Levin Wallach has appointed a task force whose work includes addressing the issues created by the Insular Cases and the Territorial Clause of the United States Constitution.
Here is the text of the letter that Levin Wallach sent to Attorney General Merrick Garland on Aug. 22:
As our country continues to struggle with centuries of institutional, systemic, and societal racism, the US Supreme Court has the opportunity to decide to hear a case that could right a wrong that has plagued the United States for over one hundred years.
On behalf of the New York State Bar Association, I urge the Department of Justice to take a position on the Insular Cases when it files its response to petitioners in Fitisemanu v. United States. The Fitisemanu case asks whether individuals who were born in the territories are entitled to birthright citizenship under the Citizenship Clause of the 14th Amendment. This case expressly asks the Supreme Court to answer “whether the Insular Cases should be overruled.”
The Insular Cases initially addressed the status of those living in countries acquired by the United States after the Spanish-American War, determining that they were not worthy of equal treatment because they were members of so-called “savage tribes” and “alien races.” Though they have been widely criticized and are clearly racist, the Insular Cases still stand and have served as the basis for court decisions that continue to mistreat residents of the territories and deny them rights. They are a glaring example of how a significant portion of our population is discriminated against based on race and ethnicity, improperly overlooked, and disenfranchised.
The Insular Cases affirm a second-class status for a population based on race and ethnicity. Two sitting Justices have already expressed their abhorrence of the underlying racism enshrined in the current law.
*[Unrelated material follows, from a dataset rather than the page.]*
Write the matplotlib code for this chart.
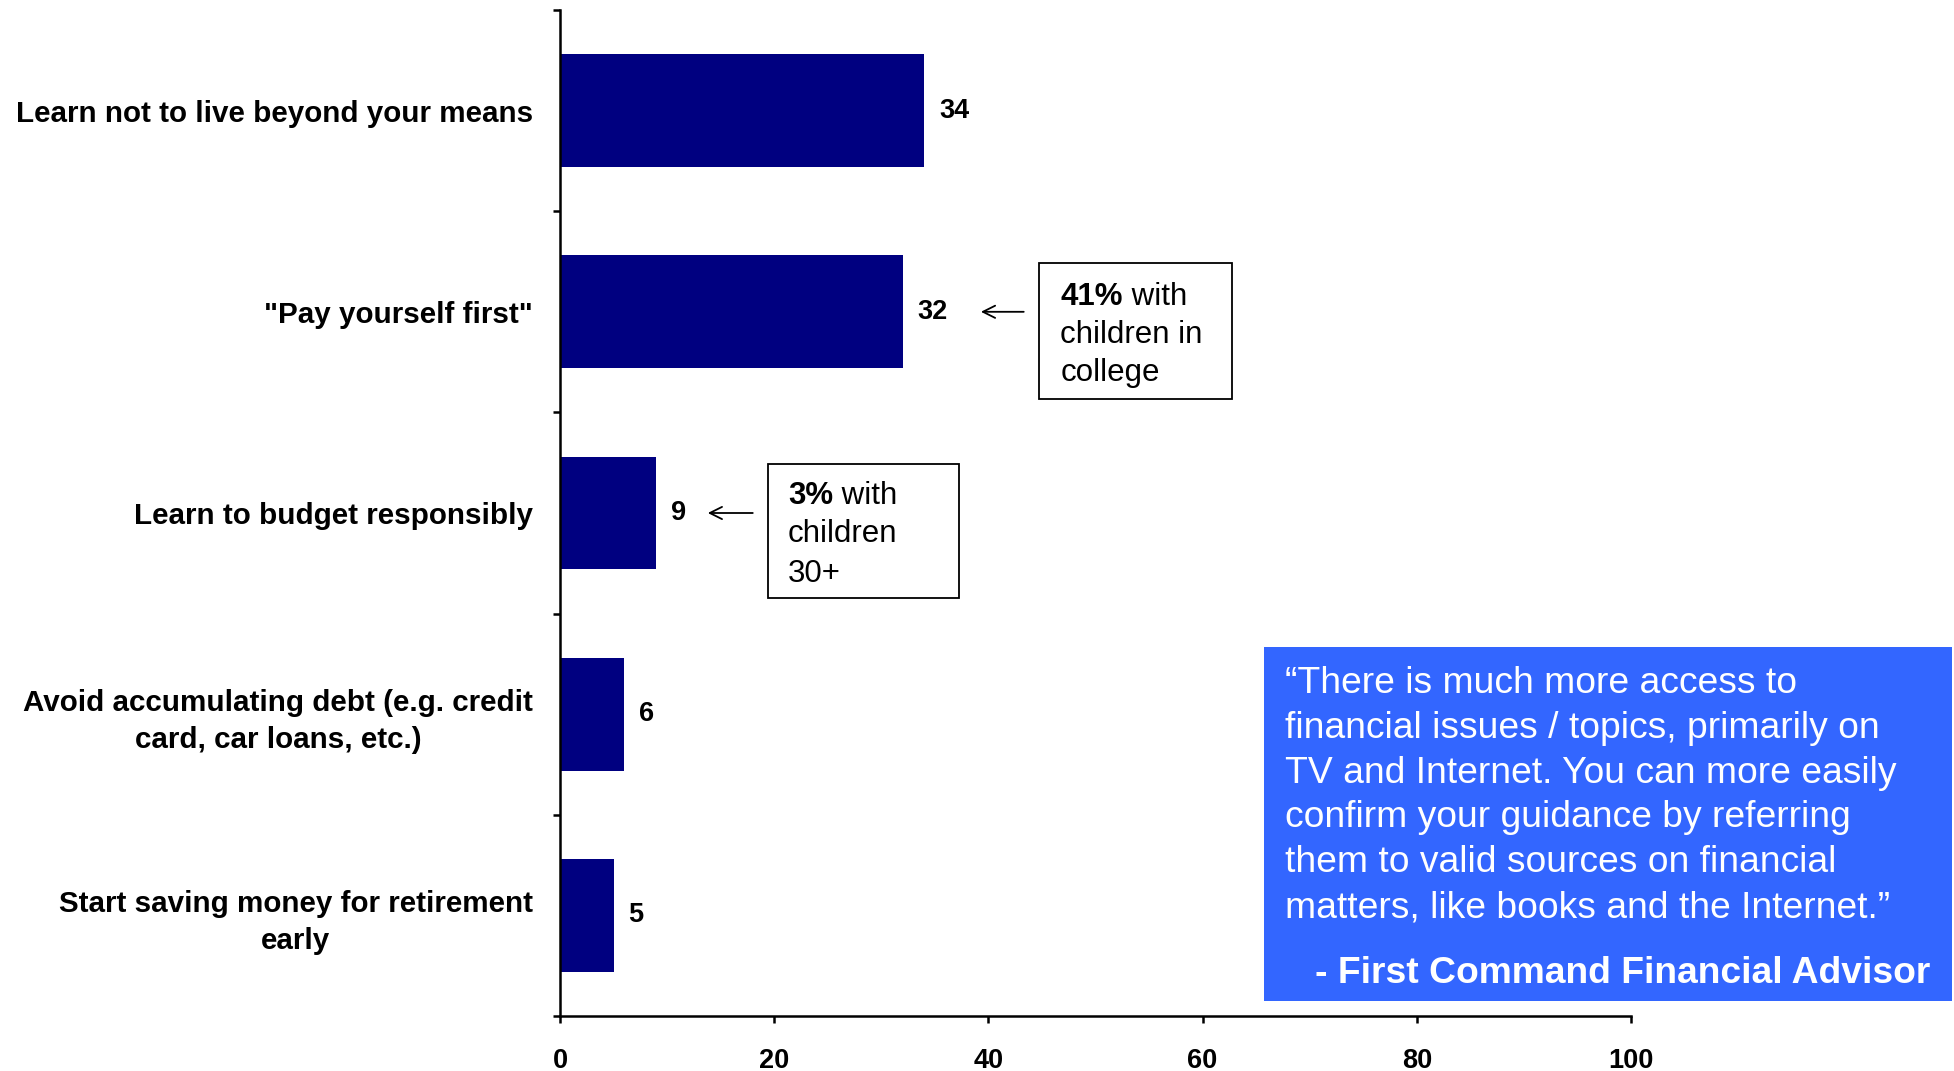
import matplotlib
matplotlib.use("Agg")
import matplotlib.pyplot as plt
from matplotlib import font_manager
from matplotlib.patches import Rectangle

# ---- data -------------------------------------------------------------
categories = [
    "Learn not to live beyond your means",
    "\"Pay yourself first\"",
    "Learn to budget responsibly",
    "Avoid accumulating debt (e.g. credit\ncard, car loans, etc.)",
    "Start saving money for retirement\nearly",
]
values = [34, 32, 9, 6, 5]
x_ticks = [0, 20, 40, 60, 80, 100]

note_college = ("41%", " with", ["children in", "college"])
note_older = ("3%", " with", ["children", "30+"])

quote_lines = [
    "\u201cThere is much more access to",
    "financial issues / topics, primarily on",
    "TV and Internet. You can more easily",
    "confirm your guidance by referring",
    "them to valid sources on financial",
    "matters, like books and the Internet.\u201d",
]
quote_source = "- First Command Financial Advisor"

# ---- fonts ------------------------------------------------------------
installed = {f.name for f in font_manager.fontManager.ttflist}
if "Liberation Sans Narrow" in installed:
    narrow = "Liberation Sans Narrow"
    cat_size, num_size = 24.5, 21.5
else:
    narrow = "Liberation Sans"
    cat_size, num_size = 21.3, 19.5
plain = "Liberation Sans"
note_size = 22.5
quote_size = 26.8

W, H = 1954, 1071
fig = plt.figure(figsize=(W / 100, H / 100), dpi=100)
fig.patch.set_facecolor("white")

ax_l, ax_r, ax_t, ax_b = 560, 1631, 10, 1016
ax = fig.add_axes([ax_l / W, 1 - ax_b / H, (ax_r - ax_l) / W, (ax_b - ax_t) / H])

ypos = list(range(len(categories)))
ax.barh(ypos, values, height=0.56, color="#000080", edgecolor="none")

ax.set_xlim(0, 100)
ax.set_ylim(len(categories) - 0.5, -0.5)

for s in ("top", "right"):
    ax.spines[s].set_visible(False)
for s in ("left", "bottom"):
    ax.spines[s].set_linewidth(1.8)

ax.set_xticks(x_ticks)
ax.set_xticklabels([str(t) for t in x_ticks], fontfamily=narrow,
                   fontweight="bold", fontsize=num_size)
ax.tick_params(axis="x", direction="out", length=5, width=1.8, pad=18)

ax.set_yticks(ypos)
ax.set_yticklabels(categories, fontfamily=narrow, fontweight="bold",
                   fontsize=cat_size, linespacing=1.4, multialignment="center")
ax.tick_params(axis="y", which="major", length=0, pad=19.5)
ax.set_yticks([i - 0.5 for i in range(len(categories) + 1)], minor=True)
ax.tick_params(axis="y", which="minor", direction="out", length=5, width=1.8)

for y, v in zip(ypos, values):
    ax.text(v + 1.4, y, str(v), ha="left", va="center", fontfamily=narrow,
            fontweight="bold", fontsize=num_size)


def note(box_x0, box_x1, box_y0, box_y1, tail_x, tip_x, y_arrow,
         text_x, line_ys, parts):
    ax.add_patch(Rectangle((box_x0, box_y0), box_x1 - box_x0, box_y1 - box_y0,
                           facecolor="white", edgecolor="black", lw=1.3,
                           clip_on=False, zorder=3))
    bold, rest, lines = parts
    t = ax.text(text_x, line_ys[0], bold, ha="left", va="bottom",
                fontfamily=plain, fontweight="bold", fontsize=note_size,
                zorder=4)
    ax.annotate(rest, xy=(1, 0), xycoords=t, ha="left", va="bottom",
                fontfamily=plain, fontsize=note_size, zorder=4)
    for ly, line in zip(line_ys[1:], lines):
        ax.text(text_x, ly, line, ha="left", va="bottom",
                fontfamily=plain, fontsize=note_size, zorder=4)
    ax.annotate("", xy=(tip_x, y_arrow), xytext=(tail_x, y_arrow),
                arrowprops=dict(arrowstyle="->", lw=1.3, color="black",
                                mutation_scale=22, shrinkA=0, shrinkB=0))


note(44.7, 62.7, 0.757, 1.433, 43.3, 39.3, 1.0, 46.7,
     [1.0, 1.19, 1.38], note_college)
note(19.4, 37.3, 1.756, 2.422, 18.0, 13.8, 2.0, 21.3,
     [1.99, 2.18, 2.38], note_older)

# ---- quote panel ------------------------------------------------------
bx0, bx1, by0, by1 = 1264, 1952, 647, 1001
fig.patches.append(Rectangle((bx0 / W, 1 - by1 / H), (bx1 - bx0) / W,
                             (by1 - by0) / H, transform=fig.transFigure,
                             facecolor="#3366FF", edgecolor="none", zorder=0))
for i, line in enumerate(quote_lines):
    fig.text(1285 / W, 1 - (693 + 44.8 * i) / H, line, ha="left",
             va="baseline", color="white", fontfamily=plain,
             fontsize=quote_size)
fig.text(1930 / W, 1 - 983 / H, quote_source, ha="right", va="baseline",
         color="white", fontfamily=plain, fontweight="bold",
         fontsize=quote_size)

fig.savefig("out.png", dpi=100)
Justice Sonia Sotomayor recently called the Insular Cases “both odious and wrong” and Justice Neil Gorsuch stated that they “rest on a rotten foundation.” They both agree it is time to finally overrule the Insular Cases.
As president of the New York State Bar Association, I proudly represent the largest voluntary state bar association in the nation. We have advocated since 1876 to promote equal access to justice for all. The prejudicial practices endorsed by the Insular Cases are an anathema to the rule of law that our Association, and our nation, hold dear. The Insular cases and the colonial framework they established are simply un-American and cannot be squared with core values of racial justice and equity. We respectfully urge the Justice Department to support efforts to overrule the Insular Cases.